WHAT TO WORK ON. Leave the pictures out and retype the lines from the beginning through the line with "(8,625) -- (772,625);", both ends included.
* BEGIN DATASET CONTENT *
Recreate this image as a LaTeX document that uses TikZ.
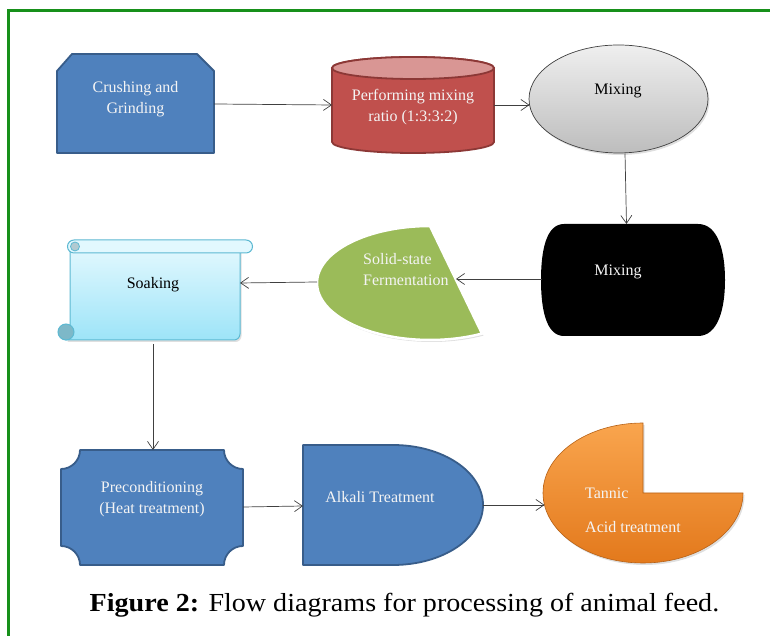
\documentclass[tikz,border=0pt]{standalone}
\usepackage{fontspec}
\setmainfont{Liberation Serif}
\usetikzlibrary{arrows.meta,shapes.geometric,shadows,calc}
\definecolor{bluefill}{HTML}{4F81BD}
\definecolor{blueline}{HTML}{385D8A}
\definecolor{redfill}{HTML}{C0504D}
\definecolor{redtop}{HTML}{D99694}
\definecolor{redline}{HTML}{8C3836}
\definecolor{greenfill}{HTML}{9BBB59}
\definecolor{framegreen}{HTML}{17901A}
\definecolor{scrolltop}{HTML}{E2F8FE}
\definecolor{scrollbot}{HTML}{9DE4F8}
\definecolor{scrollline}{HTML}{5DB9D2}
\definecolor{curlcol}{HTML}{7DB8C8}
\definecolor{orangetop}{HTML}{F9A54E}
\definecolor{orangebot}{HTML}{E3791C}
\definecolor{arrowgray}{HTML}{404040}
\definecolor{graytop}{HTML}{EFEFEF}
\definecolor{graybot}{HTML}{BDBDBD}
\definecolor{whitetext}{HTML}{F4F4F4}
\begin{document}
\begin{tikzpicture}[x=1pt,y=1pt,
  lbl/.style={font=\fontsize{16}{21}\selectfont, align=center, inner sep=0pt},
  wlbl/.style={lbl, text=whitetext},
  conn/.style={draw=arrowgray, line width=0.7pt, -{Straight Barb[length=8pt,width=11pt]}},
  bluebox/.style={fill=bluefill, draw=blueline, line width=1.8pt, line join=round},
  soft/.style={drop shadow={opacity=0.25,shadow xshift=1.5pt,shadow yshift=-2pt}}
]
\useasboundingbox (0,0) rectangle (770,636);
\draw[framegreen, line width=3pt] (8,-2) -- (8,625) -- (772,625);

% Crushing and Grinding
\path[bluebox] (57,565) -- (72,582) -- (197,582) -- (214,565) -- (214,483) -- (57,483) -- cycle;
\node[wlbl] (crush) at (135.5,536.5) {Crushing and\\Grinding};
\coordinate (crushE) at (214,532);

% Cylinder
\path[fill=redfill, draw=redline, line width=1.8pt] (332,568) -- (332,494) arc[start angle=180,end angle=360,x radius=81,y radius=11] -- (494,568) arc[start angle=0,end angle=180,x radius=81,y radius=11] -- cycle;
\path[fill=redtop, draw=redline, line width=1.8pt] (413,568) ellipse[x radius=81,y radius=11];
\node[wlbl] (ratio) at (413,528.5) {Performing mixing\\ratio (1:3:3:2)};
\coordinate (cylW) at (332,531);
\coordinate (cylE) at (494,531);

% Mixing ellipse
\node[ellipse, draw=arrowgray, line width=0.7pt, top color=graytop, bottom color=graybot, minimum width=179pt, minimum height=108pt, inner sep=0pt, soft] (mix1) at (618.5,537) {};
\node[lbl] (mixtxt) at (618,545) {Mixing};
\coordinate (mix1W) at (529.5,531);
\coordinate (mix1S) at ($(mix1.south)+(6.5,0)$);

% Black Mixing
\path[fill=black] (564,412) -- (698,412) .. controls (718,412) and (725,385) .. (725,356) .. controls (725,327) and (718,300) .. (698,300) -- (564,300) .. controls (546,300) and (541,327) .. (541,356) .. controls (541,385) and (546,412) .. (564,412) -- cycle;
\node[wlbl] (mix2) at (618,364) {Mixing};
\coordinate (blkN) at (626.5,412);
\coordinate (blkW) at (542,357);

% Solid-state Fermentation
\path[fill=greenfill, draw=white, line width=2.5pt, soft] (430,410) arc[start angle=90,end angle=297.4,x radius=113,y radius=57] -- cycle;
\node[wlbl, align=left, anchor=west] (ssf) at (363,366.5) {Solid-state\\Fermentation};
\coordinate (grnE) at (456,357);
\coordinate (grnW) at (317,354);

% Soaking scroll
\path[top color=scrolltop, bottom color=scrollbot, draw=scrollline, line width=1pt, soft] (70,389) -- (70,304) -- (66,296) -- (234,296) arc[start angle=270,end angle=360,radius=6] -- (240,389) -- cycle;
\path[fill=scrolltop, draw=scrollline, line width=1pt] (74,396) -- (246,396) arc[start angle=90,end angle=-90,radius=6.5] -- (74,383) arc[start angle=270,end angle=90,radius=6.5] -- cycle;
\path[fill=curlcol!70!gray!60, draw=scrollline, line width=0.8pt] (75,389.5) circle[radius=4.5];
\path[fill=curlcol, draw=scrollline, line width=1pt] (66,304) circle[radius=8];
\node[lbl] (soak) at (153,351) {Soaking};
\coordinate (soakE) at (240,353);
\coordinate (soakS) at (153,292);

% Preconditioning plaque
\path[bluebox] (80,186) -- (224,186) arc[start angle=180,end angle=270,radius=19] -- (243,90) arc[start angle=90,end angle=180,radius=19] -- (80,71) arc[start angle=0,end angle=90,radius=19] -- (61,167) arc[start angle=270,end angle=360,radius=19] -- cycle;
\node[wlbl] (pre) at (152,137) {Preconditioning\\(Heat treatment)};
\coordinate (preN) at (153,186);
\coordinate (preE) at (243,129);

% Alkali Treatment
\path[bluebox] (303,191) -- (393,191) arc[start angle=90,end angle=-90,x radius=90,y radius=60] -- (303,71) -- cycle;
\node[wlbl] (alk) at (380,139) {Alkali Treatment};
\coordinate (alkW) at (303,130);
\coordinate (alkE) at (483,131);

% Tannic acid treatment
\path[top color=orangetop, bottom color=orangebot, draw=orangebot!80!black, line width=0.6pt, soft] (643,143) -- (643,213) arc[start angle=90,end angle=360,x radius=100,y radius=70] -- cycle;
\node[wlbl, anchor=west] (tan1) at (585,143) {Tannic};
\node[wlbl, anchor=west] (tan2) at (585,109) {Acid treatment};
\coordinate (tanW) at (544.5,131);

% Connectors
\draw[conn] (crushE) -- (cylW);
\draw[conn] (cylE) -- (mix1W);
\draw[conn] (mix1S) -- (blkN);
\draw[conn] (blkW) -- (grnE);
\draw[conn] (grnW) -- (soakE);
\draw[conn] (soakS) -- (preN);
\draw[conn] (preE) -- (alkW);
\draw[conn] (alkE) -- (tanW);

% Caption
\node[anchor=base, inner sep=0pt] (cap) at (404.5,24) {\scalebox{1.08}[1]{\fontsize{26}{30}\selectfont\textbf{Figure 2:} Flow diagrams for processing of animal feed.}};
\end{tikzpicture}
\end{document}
* END DATASET CONTENT *
SOLUTION TO THE EXERCISE.
Recreate this image as a LaTeX document that uses TikZ.
\documentclass[tikz,border=0pt]{standalone}
\usepackage{fontspec}
\setmainfont{Liberation Serif}
\usetikzlibrary{arrows.meta,shapes.geometric,shadows,calc}
\definecolor{bluefill}{HTML}{4F81BD}
\definecolor{blueline}{HTML}{385D8A}
\definecolor{redfill}{HTML}{C0504D}
\definecolor{redtop}{HTML}{D99694}
\definecolor{redline}{HTML}{8C3836}
\definecolor{greenfill}{HTML}{9BBB59}
\definecolor{framegreen}{HTML}{17901A}
\definecolor{scrolltop}{HTML}{E2F8FE}
\definecolor{scrollbot}{HTML}{9DE4F8}
\definecolor{scrollline}{HTML}{5DB9D2}
\definecolor{curlcol}{HTML}{7DB8C8}
\definecolor{orangetop}{HTML}{F9A54E}
\definecolor{orangebot}{HTML}{E3791C}
\definecolor{arrowgray}{HTML}{404040}
\definecolor{graytop}{HTML}{EFEFEF}
\definecolor{graybot}{HTML}{BDBDBD}
\definecolor{whitetext}{HTML}{F4F4F4}
\begin{document}
\begin{tikzpicture}[x=1pt,y=1pt,
  lbl/.style={font=\fontsize{16}{21}\selectfont, align=center, inner sep=0pt},
  wlbl/.style={lbl, text=whitetext},
  conn/.style={draw=arrowgray, line width=0.7pt, -{Straight Barb[length=8pt,width=11pt]}},
  bluebox/.style={fill=bluefill, draw=blueline, line width=1.8pt, line join=round},
  soft/.style={drop shadow={opacity=0.25,shadow xshift=1.5pt,shadow yshift=-2pt}}
]
\useasboundingbox (0,0) rectangle (770,636);
\draw[framegreen, line width=3pt] (8,-2) -- (8,625) -- (772,625);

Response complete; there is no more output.